In this post, I question whether copying is a required element for profit disgorgement under the design patent remedy provision of 35 U.S.C. § 289.

An important element of design patent protection is the special damages provision found in 35 U.S.C. § 289. According to the statute, design patent owners have an optional remedy available of disgorging the “total profit” of an infringer. It was this profit disgorgement that likely drove the bulk of Apple’s $1 billion award in the recent Apple v. Samsung jury decision. When the adjudged infringer is profitable, the disgorgement provision can lead to an enormous award.

Section 289 is titled “Additional remedy for infringement of design patent” and is written as follows:

Whoever during the term of a patent for a design, without license of the owner, (1) applies the patented design, or any colorable imitation thereof, to any article of manufacture for the purpose of sale, or (2) sells or exposes for sale any article of manufacture to which such design or colorable imitation has been applied shall be liable to the owner to the extent of his total profit, but not less than $250, recoverable in any United States district court having jurisdiction of the parties.

Nothing in this section shall prevent, lessen, or impeach any other remedy which an owner of an infringed patent has under the provisions of this title, but he shall not twice recover the profit made from the infringement.

In patent cases, copying is normally not an element of proving infringement. And, although proof of copying will be important in determining punitive damages, it is also not normally an element in determining the underlying damages. In the design patent cases, copying has not traditionally been seen as required in order to seek profit disgorgement. However, in my view, a plain reading of the old statute suggests that copying may in fact be required when the infringing product does not embody the identical design found in the patent. The key phrase repeated in the statute is “colorable imitation.”

The “colorable imitation” language was included in the original 1887 legislation. By that time, however, the term was already in frequent use in trade-mark cases and implied copying.* The suggestion here is that, when the infringement falls under the “colorable imitation” prong, that a disgorgement damage award should only occur when a plaintiff offers some proof of copying. A more aggressive position (and probably less defendable position) could also argue that the statute always requires some proof of copying because “appl[ying] the patented design” implies that knowledge learned from the original is being used to create the new article of manufacture.

Assuming that the distinction for the copying requirement is between whether the infringer “applies the patented design” or “applies … any colorable imitation thereof,” it will be important moving forward to understand how to differentiate between these two.

Notes:

4 thoughts on “Design Patent Damages: When is proof of copying required for profit disgorgement?

  1. 4

    some may argue that even for utility patent infringement, there should be disgorgement of the defendant’s profits too. after all, people cite to Aro Mfg II for the (wrong) proposition that disgorgement is not allowed. If you read Aro II carefully and count the justices on each issue, you will find that the discussion of disgorgement damages (and interpretations of 284) are both a plurality view and is admitted dicta.

  2. 3

    And, pray tell, just where in the '52 act did Congress act on PON in connection with anything under 112?  Quote me the language.  
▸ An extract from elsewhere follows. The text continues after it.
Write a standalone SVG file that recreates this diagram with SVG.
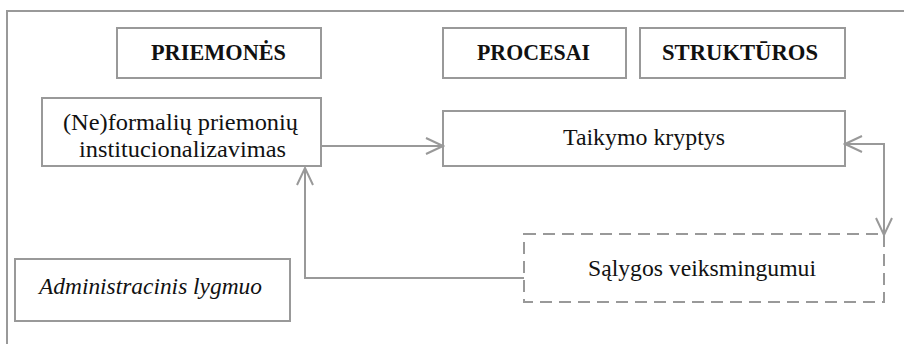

    I seem to recall O'Reilly v. Morse being cited quite often by the Supreme Court.

  3. 2

    Quite the misrepresentation Ned.

    Big difference between asking you to provide proper citation on a matter that Congress acted on to change case law (and case law so affected) with a completely different situation.

    Turning to obfuscation?

    Really?

  4. 1

    Dennis, agreed.

    However, you might want to explain to anon why a case from 1887 might be relevant to the interpretation of a statute enacted at that time. He is constantly telling me that cases prior to 1952 can be ignored.